During the following weeks he found his thoughts returning constantly to the little painting, no matter where he was in the museum or what he had come to see, and for some unaccountable reason felt compelled to spend a part of each visit with it. Why? It was not the most beautiful painting there, nor the most interesting nor the most famous, and they couldn’t have thought much of it themselves, hanging it in that dark, out-of-the-way place.
“I really don’t care one way or the other,” he found it necessary to tell himself repeatedly. Yet there he stood, studying it, examining it, trying to understand the reason for each brushstroke and marveling at the skill with which the artist could suggest a leaf or a bit of silk or the warmth and softness of her cheek with no more than paint on canvas. Soon he knew every jagged edge of every improbable rock, the number of silver links that shone in her necklace and even the time it would take to walk from where he stood to the farthest hill. Each time Claude returned he found himself drawn more closely to it and at times it even felt as if the soft warm light which filled the picture extended beyond the edges of the frame to fill the alcove around him. And then, what of her? Who was she? And what caused her such grief? For despite his determination to remain unconcerned, these were questions that troubled him.
“How would I ever find out, though?” he asked himself finally. “And why should I bother? It’s silly and so is the museum.” And so from that afternoon when he left he didn’t return for almost a month.
When he did, it was to the alcove that he went first. Perhaps she was no longer
there?
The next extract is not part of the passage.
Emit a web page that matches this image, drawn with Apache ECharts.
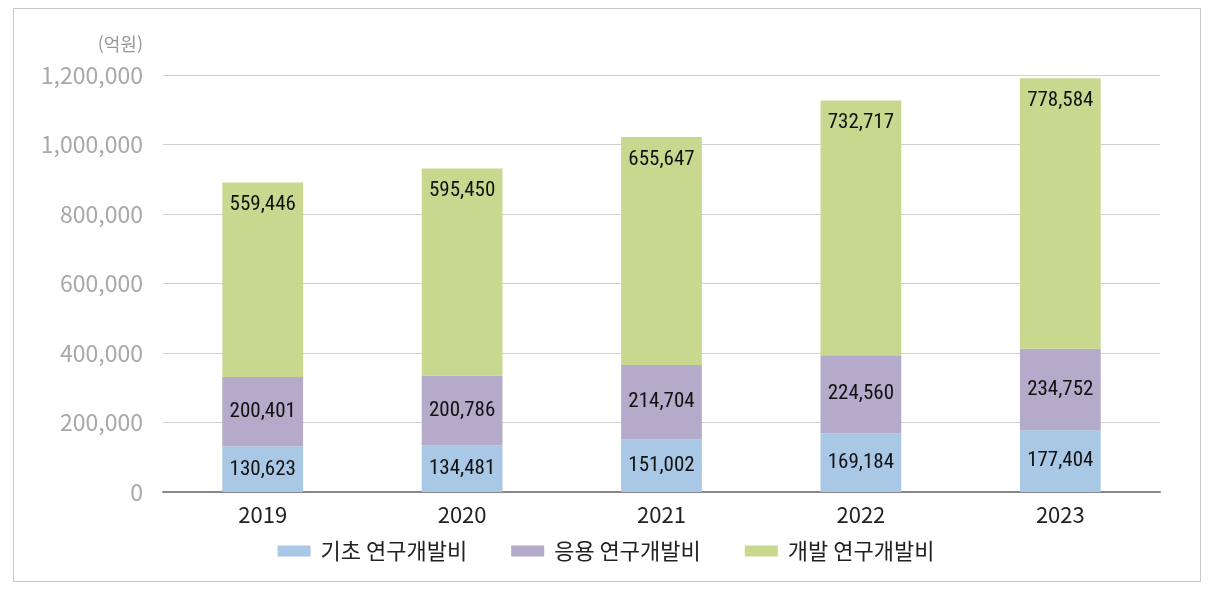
<!DOCTYPE html>
<html lang="ko">
<head>
<meta charset="utf-8" />
<title>연구개발비 추이</title>
<script src="https://cdn.jsdelivr.net/npm/echarts@6/dist/echarts.min.js"></script>
<style>
  html, body { margin: 0; padding: 0; background: #fff; }
  #frame { position: absolute; left: 13px; top: 8px; width: 1188px; height: 574px;
           border: 1px solid #c8c8c8; box-sizing: border-box; }
  #chart { position: absolute; left: 0; top: 0; width: 1212px; height: 596px; }
</style>
</head>
<body>
<div id="frame"></div>
<div id="chart"></div>
<script>
// 연도
const years = ['2019', '2020', '2021', '2022', '2023'];
// 기초 / 응용 / 개발 연구개발비 (억원)
const basicRD = [130623, 134481, 151002, 169184, 177404];
const appliedRD = [200401, 200786, 214704, 224560, 234752];
const devRD = [559446, 595450, 655647, 732717, 778584];
const seriesNames = ['기초 연구개발비', '응용 연구개발비', '개발 연구개발비'];
const yTicks = { min: 0, max: 1200000, interval: 200000 };

const chart = echarts.init(document.getElementById('chart'));
const font = '"Noto Sans CJK KR", "Noto Sans", sans-serif';
const numFont = '"Liberation Sans Narrow", "Roboto Condensed", "Liberation Sans", sans-serif';
const fmt = v => v.toLocaleString('en-US');

function barLabel(pos, dist) {
  return {
    show: true,
    position: pos,
    distance: dist,
    color: '#111',
    fontFamily: numFont,
    fontSize: 21,
    formatter: p => fmt(p.value)
  };
}

chart.setOption({
  animation: false,
  textStyle: { fontFamily: font },
  grid: { left: 163, right: 52, top: 75, bottom: 104 },
  legend: {
    bottom: 29,
    left: 'center',
    itemWidth: 33,
    itemHeight: 11,
    itemGap: 44,
    icon: 'rect',
    textStyle: { fontSize: 22, color: '#222', fontFamily: font, padding: [0, 0, 0, 5] },
    data: seriesNames
  },
  xAxis: {
    type: 'category',
    data: years,
    axisLine: { lineStyle: { color: '#888', width: 2 } },
    axisTick: { show: false },
    axisLabel: { fontSize: 22, color: '#222', margin: 12, fontFamily: font }
  },
  yAxis: {
    type: 'value',
    min: yTicks.min,
    max: yTicks.max,
    interval: yTicks.interval,
    name: '(억원)',
    nameLocation: 'end',
    nameGap: 22,
    nameTextStyle: { color: '#999', fontSize: 18, align: 'right', padding: [0, 20, 0, 0], fontFamily: font },
    axisLine: { show: false },
    axisTick: { show: false },
    splitLine: { lineStyle: { color: '#cfcfcf', width: 1 } },
    axisLabel: { fontSize: 23, color: '#a8a8a8', margin: 20, formatter: v => fmt(v), fontFamily: font }
  },
  series: [
    {
      name: seriesNames[0], type: 'bar', stack: 'rd', barWidth: '40.5%',
      itemStyle: { color: '#a9c8e6' },
      label: barLabel('inside', 0),
      data: basicRD
    },
    {
      name: seriesNames[1], type: 'bar', stack: 'rd', barWidth: '40.5%',
      itemStyle: { color: '#b4aac9' },
      label: barLabel('inside', 0),
      data: appliedRD
    },
    {
      name: seriesNames[2], type: 'bar', stack: 'rd', barWidth: '40.5%',
      itemStyle: { color: '#c8d98f' },
      label: barLabel('insideTop', 12),
      data: devRD
    }
  ]
});

window.onresize = function () { chart.resize(); };
</script>
</body>
</html>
But of course nothing had changed. Everything was exactly as it had been—well, almost everything, for just as he was about to leave again his attention was drawn to something on the floor directly below the painting. It was a small clear pool of liquid. Now that was curious. He looked from the pool to the painting and from the painting back to the pool—but how foolish! What could the painting have had to do with it?
“I didn’t know she would miss me enough to cry,” he said, pretending to be quite serious, and he laughed, but right in the middle he stopped, for the idea suddenly did not seem too far-fetched. After all, in a way he had missed her too.
“That’s ridiculous,” he insisted, and now he was impatient with himself for considering such nonsense. “There are a hundred explanations and that’s the least likely. Anyway it will be gone tomorrow.”
But it wasn’t, for he returned to make certain, and this time the pool of water was ever so slightly larger. Now he was not sure what was ridiculous. He stepped closer to examine the painting carefully, looking for some clue or sign or perhaps even the beginning of a tear. How quiet the museum was that afternoon—more quiet than he had ever remembered—and the air seemed warm to him, sweet and summery. Another step, still nothing, and another, still closer, leaning forward until he was no more than a few inches from the painting and still he could see nothing. There was now a clear smell of pine in the air and with it the vaguest hint of a delicate perfume. A rustling sound, like a gentle gust of wind through leaves, broke the silence and something very like a strand of long blond hair brushed his face.